The following letter to the editor by ITLA President Kathy C. Byrne was published in the Chicago Daily Law Bulletin on May 7, 2024.
Imagine you are terminally ill with blood cancer acquired from chemical exposure at work, wondering how to assure your teenage children that they will be okay without you. Or you and your husband of 55 years were rear-ended on the expressway and your husband died in your arms. You are now an 80-year-old widow suffering from the trauma of that accident. Or you’re an active retiree who fractured a hip when the casino bus prematurely closed its door on you. You’re healing, but you’re 96 years old and realistic. None of these people have much time left.
Illinois, and at least four other states, recognize the harsh reality of age, infirmity and terminal illness and have established trial setting preference statutes and rules that allow the aged and ill to have their lawsuits heard before they die.
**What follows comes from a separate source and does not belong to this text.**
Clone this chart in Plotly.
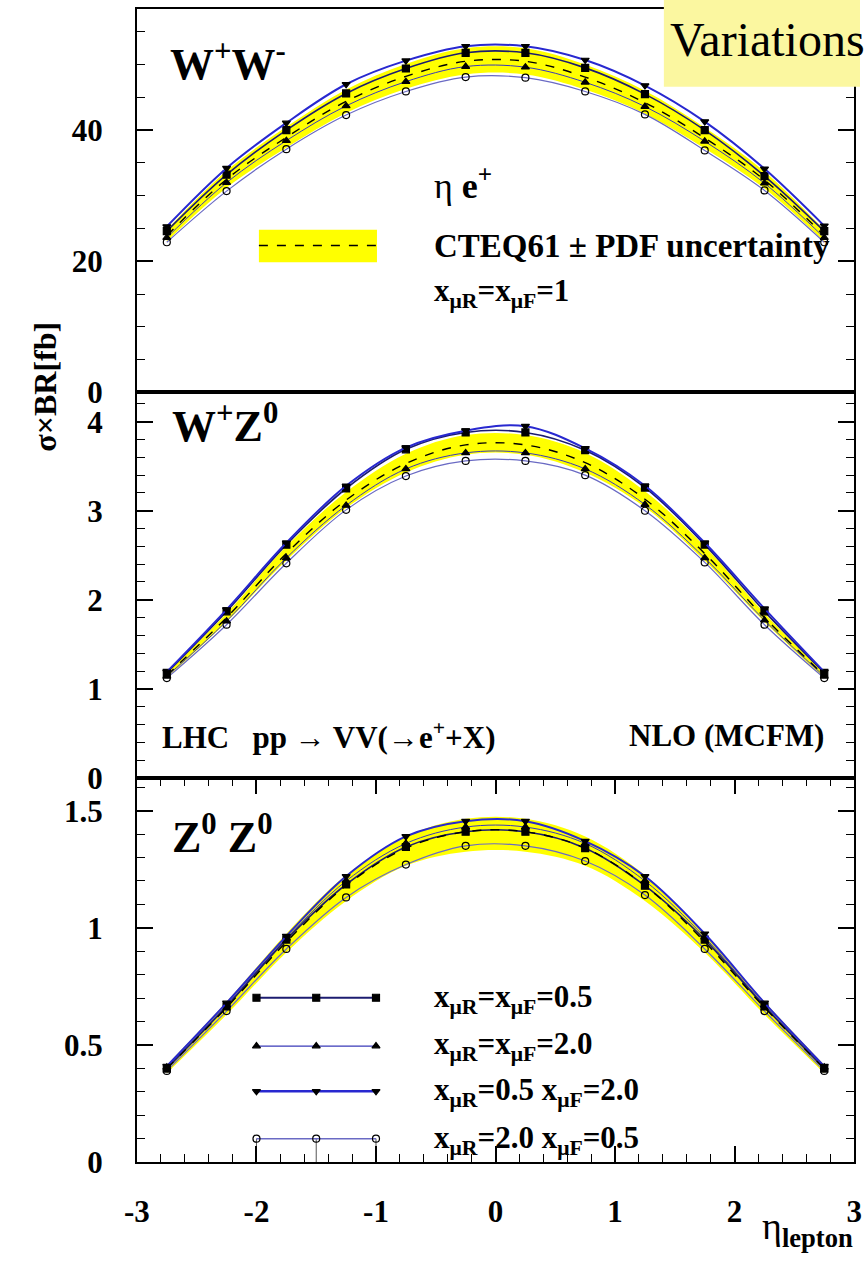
import plotly.graph_objects as go

W, H = 868, 1271
FONT = "Liberation Serif, Times New Roman, Times, serif"

# ---------------- data ----------------
eta = [-2.75, -2.25, -1.75, -1.25, -0.75, -0.25, 0.25, 0.75, 1.25, 1.75, 2.25, 2.75]

# W+W-  [fb]
ww_central = [23.9, 32.5, 38.9, 44.4, 48.2, 50.5, 50.5, 48.1, 44.2, 38.8, 32.4, 23.9]
ww_lo = [23.0, 31.2, 37.3, 42.6, 46.3, 48.5, 48.5, 46.2, 42.5, 37.2, 31.1, 23.0]
ww_hi = [24.8, 33.8, 40.5, 46.2, 50.1, 52.5, 52.5, 50.0, 46.0, 40.4, 33.7, 24.8]
ww_sq = [24.6, 33.2, 40.0, 45.6, 49.4, 51.8, 51.8, 49.5, 45.5, 40.0, 33.0, 24.6]
ww_tu = [23.6, 32.0, 38.4, 43.7, 47.4, 49.7, 49.6, 47.3, 43.6, 38.3, 31.9, 23.6]
ww_td = [25.3, 34.2, 41.1, 47.0, 50.6, 52.8, 52.8, 50.7, 46.8, 41.3, 34.1, 25.4]
ww_oc = [22.9, 30.7, 37.1, 42.3, 45.9, 48.1, 48.0, 45.9, 42.4, 36.9, 30.8, 22.9]

# W+Z0  [fb]
wz_central = [1.15, 1.80, 2.52, 3.12, 3.53, 3.74, 3.74, 3.54, 3.13, 2.52, 1.80, 1.15]
wz_lo = [1.12, 1.75, 2.44, 3.03, 3.43, 3.63, 3.63, 3.43, 3.04, 2.44, 1.75, 1.12]
wz_hi = [1.18, 1.85, 2.60, 3.21, 3.64, 3.85, 3.85, 3.65, 3.22, 2.60, 1.85, 1.18]
wz_sq = [1.18, 1.87, 2.62, 3.25, 3.69, 3.88, 3.88, 3.68, 3.26, 2.62, 1.87, 1.18]
wz_tu = [1.14, 1.76, 2.47, 3.06, 3.47, 3.65, 3.65, 3.47, 3.07, 2.47, 1.77, 1.14]
wz_td = [1.19, 1.89, 2.64, 3.28, 3.71, 3.90, 3.95, 3.70, 3.28, 2.64, 1.90, 1.19]
wz_oc = [1.12, 1.72, 2.41, 3.01, 3.39, 3.56, 3.56, 3.40, 3.00, 2.42, 1.72, 1.12]

# Z0Z0  [fb]
zz_central = [0.40, 0.66, 0.94, 1.18, 1.34, 1.41, 1.41, 1.34, 1.18, 0.94, 0.66, 0.40]
zz_lo = [0.38, 0.63, 0.895, 1.115, 1.265, 1.325, 1.325, 1.265, 1.115, 0.895, 0.63, 0.38]
zz_hi = [0.415, 0.685, 0.975, 1.225, 1.39, 1.465, 1.465, 1.39, 1.225, 0.975, 0.685, 0.415]
zz_sq = [0.40, 0.665, 0.95, 1.185, 1.345, 1.41, 1.41, 1.34, 1.18, 0.95, 0.665, 0.40]
zz_tu = [0.405, 0.67, 0.955, 1.20, 1.36, 1.43, 1.43, 1.36, 1.20, 0.96, 0.67, 0.405]
zz_td = [0.41, 0.68, 0.965, 1.22, 1.39, 1.455, 1.455, 1.37, 1.22, 0.975, 0.68, 0.41]
zz_oc = [0.39, 0.645, 0.91, 1.13, 1.27, 1.35, 1.35, 1.285, 1.14, 0.91, 0.645, 0.39]

x_ticks = [-3, -2, -1, 0, 1, 2, 3]
ww_ticks = [0, 20, 40]
wz_ticks = [0, 1, 2, 3, 4]
zz_ticks = [0, 0.5, 1, 1.5]
zz_ticktext = ["0", "0.5", "1", "1.5"]

legend_labels = [
    "x<sub>μ<b>R</b></sub>=x<sub>μ<b>F</b></sub>=0.5",
    "x<sub>μ<b>R</b></sub>=x<sub>μ<b>F</b></sub>=2.0",
    "x<sub>μ<b>R</b></sub>=0.5 x<sub>μ<b>F</b></sub>=2.0",
    "x<sub>μ<b>R</b></sub>=2.0 x<sub>μ<b>F</b></sub>=0.5",
]

# ---------------- styles ----------------
BAND = "#ffff00"
STY = {
    "sq": dict(color="#1c1c70", width=1.6, symbol="square", msize=7),
    "tu": dict(color="#3a3ab8", width=1.0, symbol="triangle-up", msize=7),
    "td": dict(color="#2828d0", width=2.0, symbol="triangle-down", msize=7),
    "oc": dict(color="#6a6ac4", width=1.2, symbol="circle-open", msize=7),
}


def px(x):
    return x / W


def py(y):
    return 1 - y / H


fig = go.Figure()

panels = [
    ("x3", "y3", ww_central, ww_lo, ww_hi, ww_sq, ww_tu, ww_td, ww_oc),
    ("x2", "y2", wz_central, wz_lo, wz_hi, wz_sq, wz_tu, wz_td, wz_oc),
    ("x", "y", zz_central, zz_lo, zz_hi, zz_sq, zz_tu, zz_td, zz_oc),
]

for xa, ya, cen, lo, hi, sq, tu, td, oc in panels:
    fig.add_trace(go.Scatter(x=eta, y=lo, xaxis=xa, yaxis=ya, mode="lines",
                             line=dict(width=0, shape="spline", color=BAND),
                             hoverinfo="skip"))
    fig.add_trace(go.Scatter(x=eta, y=hi, xaxis=xa, yaxis=ya, mode="lines",
                             line=dict(width=0, shape="spline", color=BAND),
                             fill="tonexty", fillcolor=BAND, hoverinfo="skip"))
    for key, vals in (("oc", oc), ("tu", tu), ("sq", sq), ("td", td)):
        s = STY[key]
        fig.add_trace(go.Scatter(
            x=eta, y=vals, xaxis=xa, yaxis=ya, mode="lines+markers",
            line=dict(color=s["color"], width=s["width"], shape="spline"),
            marker=dict(symbol=s["symbol"], size=s["msize"], color="black",
                        line=dict(color="black", width=1.2))))
    fig.add_trace(go.Scatter(x=eta, y=cen, xaxis=xa, yaxis=ya, mode="lines",
                             line=dict(color="black", width=1.4, dash="dash",
                                       shape="spline")))

# legend samples in the Z0Z0 panel (positions are layout, not data)
leg_y = [0.702, 0.496, 0.303, 0.101]
leg_x = [-2.0, -1.5, -1.0]
for i, key in enumerate(("sq", "tu", "td", "oc")):
    s = STY[key]
    extra = {}
    if key == "oc":
        extra = dict(error_y=dict(type="data", symmetric=False, array=[0, 0, 0],
                                  arrayminus=[0.1, 0.1, 0.1], width=0,
                                  color="#555555", thickness=1))
    fig.add_trace(go.Scatter(
        x=leg_x, y=[leg_y[i]] * 3, xaxis="x", yaxis="y", mode="lines+markers",
        line=dict(color=s["color"], width=s["width"] + 0.3),
        marker=dict(symbol=s["symbol"], size=s["msize"], color="black",
                    line=dict(color="black", width=1.2)), **extra))

# ---------------- axes ----------------
x0d, x1d = px(127), px(862)
d3 = [py(1179), py(789)]
d2 = [py(789), py(398)]
d1 = [py(398), py(9)]

tickfont = dict(family=FONT, size=31, color="black", weight=700)

common_y = dict(showline=True, linecolor="black", linewidth=2, mirror="ticks",
                ticks="inside", ticklen=16, tickwidth=1.5, tickcolor="black",
                showgrid=False, zeroline=False, tickfont=tickfont,
                ticklabelstandoff=26)

fig.update_layout(
    width=W, height=H, margin=dict(l=0, r=0, t=0, b=0),
    paper_bgcolor="white", plot_bgcolor="white", showlegend=False,
    font=dict(family=FONT),
    xaxis=dict(domain=[x0d, x1d], anchor="y", range=[-3.0, 3.0], tickvals=x_ticks,
               ticktext=[str(v) for v in x_ticks], ticklabeloverflow="allow",
               showline=True, linecolor="black", linewidth=2, mirror="ticks",
               ticks="inside", ticklen=16, tickwidth=1.5, tickcolor="black",
               minor=dict(ticks="inside", ticklen=8, dtick=0.2, tick0=-3,
                          tickcolor="black", tickwidth=1.2, showgrid=False),
               showgrid=False, zeroline=False, tickfont=tickfont,
               ticklabelstandoff=20),
    xaxis2=dict(domain=[x0d, x1d], anchor="y2", range=[-3, 3], showticklabels=False,
                showline=True, linecolor="black", linewidth=2, mirror=True,
                ticks="", showgrid=False, zeroline=False),
    xaxis3=dict(domain=[x0d, x1d], anchor="y3", range=[-3, 3], showticklabels=False,
                showline=True, linecolor="black", linewidth=2, mirror=True,
                ticks="", showgrid=False, zeroline=False),
    yaxis=dict(domain=d3, anchor="x", range=[0, 1.64], tickvals=zz_ticks,
               ticktext=zz_ticktext,
               minor=dict(ticks="inside", ticklen=8, dtick=0.1, tick0=0,
                          tickcolor="black", tickwidth=1.2, showgrid=False),
               **common_y),
    yaxis2=dict(domain=d2, anchor="x2", range=[0, 4.33], tickvals=wz_ticks,
                ticktext=[str(v) for v in wz_ticks],
                minor=dict(ticks="inside", ticklen=8, dtick=0.2, tick0=0,
                           tickcolor="black", tickwidth=1.2, showgrid=False),
                **common_y),
    yaxis3=dict(domain=d1, anchor="x3", range=[0, 58.5], tickvals=ww_ticks,
                ticktext=[str(v) for v in ww_ticks],
                minor=dict(ticks="inside", ticklen=8, dtick=5, tick0=0,
                           tickcolor="black", tickwidth=1.2, showgrid=False),
                **common_y),
)

# ---------------- shapes ----------------
shapes = [
    # CTEQ legend sample band
    dict(type="rect", xref="paper", yref="paper", x0=px(252), x1=px(373),
         y0=py(266), y1=py(233), fillcolor=BAND, line=dict(width=0), layer="above"),
    dict(type="line", xref="paper", yref="paper", x0=px(252), x1=px(373),
         y0=py(249), y1=py(249), line=dict(color="black", width=1.4, dash="dash"),
         layer="above"),
    # "Variations" box
    dict(type="rect", xref="paper", yref="paper", x0=px(667), x1=1.0,
         y0=py(88), y1=1.0, fillcolor="#fbf7a0", line=dict(width=0), layer="above"),
]
fig.update_layout(shapes=shapes)


def ann(text, x, y, size, xanchor="left", yanchor="middle", bold=True, angle=0):
    f = dict(family=FONT, size=size, color="black")
    if bold:
        f["weight"] = 700
    fig.add_annotation(text=text, x=px(x), y=py(y), xref="paper", yref="paper",
                       xanchor=xanchor, yanchor=yanchor, showarrow=False,
                       textangle=angle, borderpad=0, font=f)


ann("W<sup>+</sup>W<sup>-</sup>", 160, 62, 44)
ann("η <b>e<sup>+</sup></b>", 430, 186, 36, bold=False)
ann("CTEQ61 ± PDF uncertainty", 430, 250, 33)
ann("x<sub>μ<b>R</b></sub>=x<sub>μ<b>F</b></sub>=1", 430, 297, 31)
ann("W<sup>+</sup>Z<sup>0</sup>", 162, 430, 44)
ann("LHC   pp → VV(→e<sup>+</sup>+X)", 152, 746, 31)
ann("NLO (MCFM)", 832, 746, 31, xanchor="right")
ann("Z<sup>0</sup> Z<sup>0</sup>", 162, 846, 44)
for i, lab in enumerate(legend_labels):
    ann(lab, 430, [1013, 1061, 1108, 1156][i], 31)
ann("σ×BR[fb]", 33, 392, 32, xanchor="center", angle=-90)
ann("η<sub><b>lepton</b></sub>", 862, 1247, 38, xanchor="right", bold=False)
ann("Variations", 672, 40, 48, bold=False)

fig.write_html("out.html")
Our system of justice protects citizens under principles of both law and equity, and this is one area where those principles are identical. Nothing is more fundamentally American than having your day in court.
The mother with lymphoma seeks to tell the jury that she worries for her kids, that she was just doing her job, that she is a good mother, and she is so, so scared.
The widow deserves to tell the jurors of her long partnership with her husband and best friend, how she held him until the paramedics took his body away, how she can’t sleep, because when she does, she has nightmares about the crash.
And our gambling, rambling friend deserves to have his case heard because the odds are he’s not going to be around much longer.
It’s fair, it’s equitable, it’s decent. It is justice.
The Illinois preference statute based on advanced age has been on the books since 1990 and was recently amended to include the surviving spouse in a wrongful death action (like the widow above) and physical hardship, which covers terminal illness. It requires trial to take place one year from the time the motion for preference is granted. There has been no resultant litigation earthquake.
But now lawyers for a group of chemical companies are attacking the constitutionality of the preference statute. True to its nickname “Servants of the Damned” the Jones Day law firm has given notice to the Illinois Attorney General that it intends to challenge the constitutionality of 735 ILCS 5/2-1007.1, inexplicably arguing that it infringes upon the court’s control of its own docket. Jones Day ignores that the statute requires a hearing and places the burden on the plaintiff to prove his right to preference. It is also a slap at our courts to imply that they would not use their equitable power to grant such relief to a qualifying plaintiff.
Litigation is long. Sick and injured plaintiffs are exhausted after years of discovery and pretrial motions. But until now, I have never agreed with my clients when they’ve sadly said, “They’re just trying to drag this out until I’m dead.” There’s simply no other plausible reason for this repugnant challenge.